More serious and less humorous strike me as the same thing. Either way, this is a point where I'd bring in that that was how Fleming wrote Bond, particularly the early Bond. And that Dalton had an ability to capture that. Additionally, he was a huge fan of Fleming, respected Fleming, and perhaps as no one before him, actually felt that Fleming's Bond could translate to the big screen and had an idea of how he could do that.

Paragraph 3. Was Connery a "serious" Bond, or is the point that he was a "tough" Bond?

Connery was a more "emotional" James Bond than, in my opinion, was Roger Moore. Sincerely so. This includes his expression of "fear" to Honey in Dr No's lair, and, in another example, the distraction in his Aston Martin where he has to "discipline" himself not to divert and follow the girl in the Mustang. Fleming's Bond was impulsive. So, a good point to illustrate here. Now, did Dalton's Bond almost attack a mother and child, which suggests to me that he's acting-out? Or did he almost make an error in his state of mind reacting to Saunders' death? I think it was the latter.
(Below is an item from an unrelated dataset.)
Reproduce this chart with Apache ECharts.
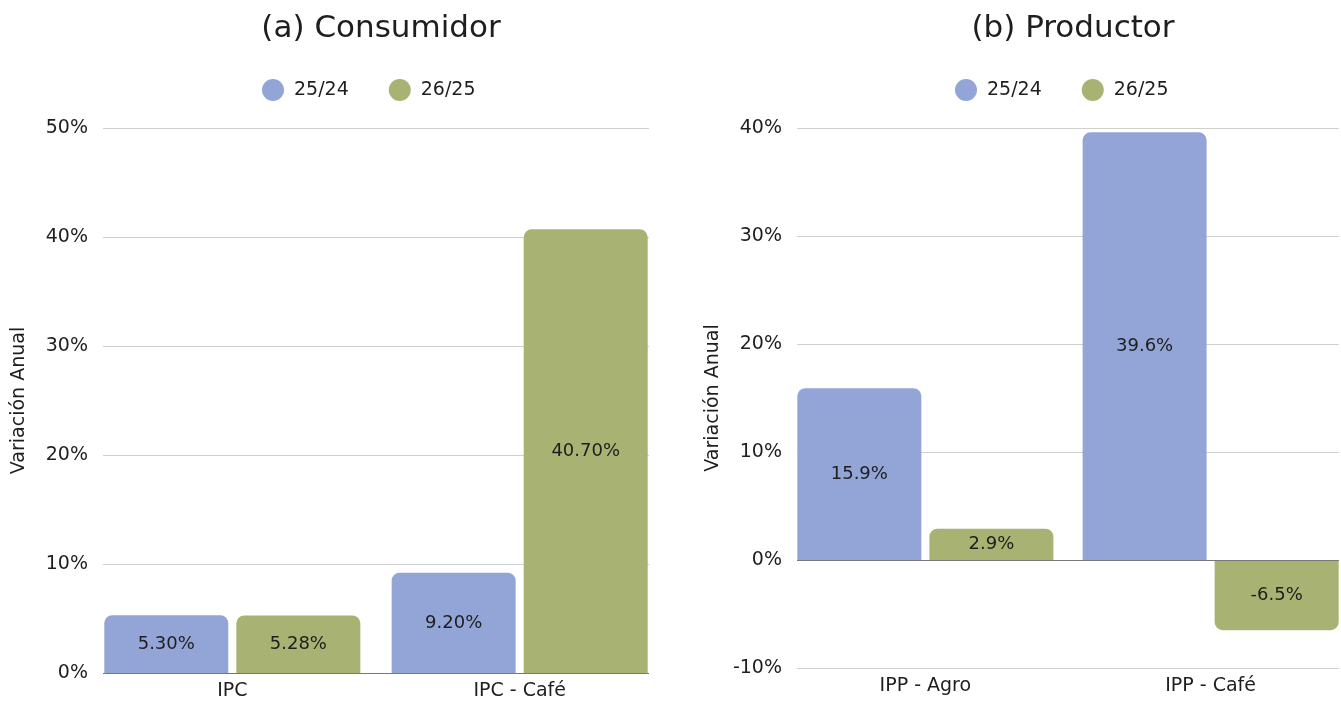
<!DOCTYPE html>
<html>
<head>
<meta charset="utf-8">
<script src="https://cdn.jsdelivr.net/npm/echarts@6/dist/echarts.min.js"></script>
<style>
  html, body { margin: 0; padding: 0; background: #fff; }
  #chart { width: 1341px; height: 701px; }
</style>
</head>
<body>
<div id="chart"></div>
<script>
// data
var seriesNames = ['25/24', '26/25']
var consCategories = ['IPC', 'IPC - Café']
var consA = [5.30, 9.20]
var consB = [5.28, 40.70]
var prodCategories = ['IPP - Agro', 'IPP - Café']
var prodA = [15.9, 39.6]
var prodB = [2.9, -6.5]

var FONT = '"DejaVu Sans", sans-serif'
var TXT = '#1e1e1e'
var BLUE = '#93a5d7'
var GREEN = '#a8b373'

// bars are rounded only on the end away from zero
function pairs (arr) {
  return arr.map(function (v, i) {
    return {
      value: [i, v],
      itemStyle: { borderRadius: v >= 0 ? [8, 8, 0, 0] : [0, 0, 8, 8] }
    }
  })
}

function barSeries (name, color, data, idx, decimals) {
  return {
    name: name,
    type: 'bar',
    xAxisIndex: idx,
    yAxisIndex: idx,
    data: pairs(data),
    barWidth: 124,
    barGap: '6.5%',
    itemStyle: { color: color },
    label: {
      show: true,
      position: 'inside',
      color: TXT,
      fontFamily: FONT,
      fontSize: 18,
      formatter: function (p) { return p.value[1].toFixed(decimals) + '%' }
    },
    z: 3
  }
}

function zeroLine (idx) {
  return {
    type: 'line',
    xAxisIndex: idx,
    yAxisIndex: idx,
    data: [],
    silent: true,
    z: 1,
    markLine: {
      silent: true,
      symbol: 'none',
      label: { show: false },
      lineStyle: { color: '#777', width: 1, type: 'solid' },
      data: [{ yAxis: 0 }]
    }
  }
}

function xAxisFor (idx, cats) {
  return {
    type: 'value',
    gridIndex: idx,
    min: -0.45,
    max: 1.45,
    axisLine: { show: false },
    axisTick: { show: false },
    splitLine: { show: false },
    axisLabel: {
      customValues: [0, 1],
      margin: 9,
      color: TXT,
      fontFamily: FONT,
      fontSize: 19,
      formatter: function (v) { return cats[Math.round(v)] }
    }
  }
}

function yAxisFor (idx, min, max) {
  return {
    type: 'value',
    gridIndex: idx,
    min: min,
    max: max,
    interval: 10,
    name: 'Variación Anual',
    nameLocation: 'middle',
    nameGap: 74,
    nameTextStyle: { color: TXT, fontFamily: FONT, fontSize: 19 },
    axisLine: { show: false },
    axisTick: { show: false },
    splitLine: { lineStyle: { color: '#d0d0d0', width: 1 } },
    axisLabel: {
      margin: 15,
      color: TXT,
      fontFamily: FONT,
      fontSize: 19,
      formatter: '{value}%'
    }
  }
}

var option = {
  backgroundColor: '#fff',
  animation: false,
  title: [
    {
      text: '(a) Consumidor',
      left: 376,
      top: 8,
      textAlign: 'center',
      textStyle: { color: TXT, fontFamily: FONT, fontSize: 31, fontWeight: 'normal' }
    },
    {
      text: '(b) Productor',
      left: 1068,
      top: 8,
      textAlign: 'center',
      textStyle: { color: TXT, fontFamily: FONT, fontSize: 31, fontWeight: 'normal' }
    }
  ],
  legend: [
    {
      data: seriesNames,
      left: 257,
      top: 74,
      icon: 'circle',
      itemWidth: 22,
      itemHeight: 22,
      itemGap: 40,
      textStyle: { color: TXT, fontFamily: FONT, fontSize: 19, padding: [0, 0, 0, 5] }
    },
    {
      data: seriesNames,
      left: 950,
      top: 74,
      icon: 'circle',
      itemWidth: 22,
      itemHeight: 22,
      itemGap: 40,
      textStyle: { color: TXT, fontFamily: FONT, fontSize: 19, padding: [0, 0, 0, 5] }
    }
  ],
  grid: [
    { left: 103, top: 128, width: 546, height: 545 },
    { left: 797, top: 128, width: 542, height: 540 }
  ],
  xAxis: [xAxisFor(0, consCategories), xAxisFor(1, prodCategories)],
  yAxis: [yAxisFor(0, 0, 50), yAxisFor(1, -10, 40)],
  series: [
    zeroLine(0),
    zeroLine(1),
    barSeries(seriesNames[0], BLUE, consA, 0, 2),
    barSeries(seriesNames[1], GREEN, consB, 0, 2),
    barSeries(seriesNames[0], BLUE, prodA, 1, 1),
    barSeries(seriesNames[1], GREEN, prodB, 1, 1)
  ]
}

var myChart = echarts.init(document.getElementById('chart'))
myChart.setOption(option)
</script>
</body>
</html>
Paragraph 4. Again, argumentative to say he's the best; also, risks begging reaction vis-a-vis Daniel Craig. I agree with you that he's the closest to Fleming, no matter how you cut it. But to "argue" that requires something more here, it seems to me. So you might simply want to leave it as an illustration of "how" he was so very close to the literature. Bond also drank as a coping mechanism, as in the example from the Goldfinger novel. Seems to me that this is a significant thing lost after the novels; while I have no issue with the one-liner as a means of story-telling comic relief, or, in the particular character context, dealing with the horror of taking another life, I think that the aspect of drinking to forget was something Fleming understood quite well, described quite well, and which was not mere hedonism.

Paragraph 5. I'd rather see you look at details here, rather than stunts. Think of Dalton's comma of black hair. Think of, as he got more into the role, changing Bond's watch from the Heuers he wore in The Living Daylights to the Rolex in Licence to Kill.

Doing one's own stunts is Hollywood spin. Today, it's about differentiating an approach from CGI. But, come on: They are wearing cables, being shot at with guns filled with blanks, landing on piles of foam mats. How does that make them "truer" to James Bond? It's as irrelevant as talking about drinking real alcohol in their martinis and actually having relations with their female co-stars. Let 'em do it all in one take, shoot the movie in real time to show they have the stamina, and then we'll talk.

To me, then, you're closing paragraph should at least touch on why Dalton didn't play Bond longer and why he is not more widely respected.

Was it the lawsuit that deprived him of momentum? Was it the end of the Cold War? Was it that audiences weren't ready for him? This is where you might choose to look at Pierce Brosnan for similarities and differences ("lessons learned") immediately following. And even Daniel Craig of today, for things coming full circle (or, arguably, a completely different direction, if you don't see Craig as so much "Fleming's Bond" as "also Bourne").

Hope this helps.

#4 DR76

DR76

    Lt. Commander

  • Veterans
  • PipPipPip
  • 1673 posts

Posted 02 January 2011 - 02:32 AM

I don't know if I agree with your comment that Sean Connery was a serious Bond. Perhaps in "DR. NO" and "FROM RUSSIA WITH LOVE" (well, most of it), but I don't think he was a serious Bond in his other four movies.

One thing I can say about Dalton's Bond . . . his performance had influenced the characterizations of a good number of spies in movies and television, following his tenure. I would say that Kiefer Sutherland, Matthew McFaydden, Rupert Penry-Jones, Richard Armitage, Pierce Brosnan, Daniel Craig and God knows how many actors who have portrayed spies in the past 20 years may (or may not) have been influenced by Dalton's portrayal of Bond.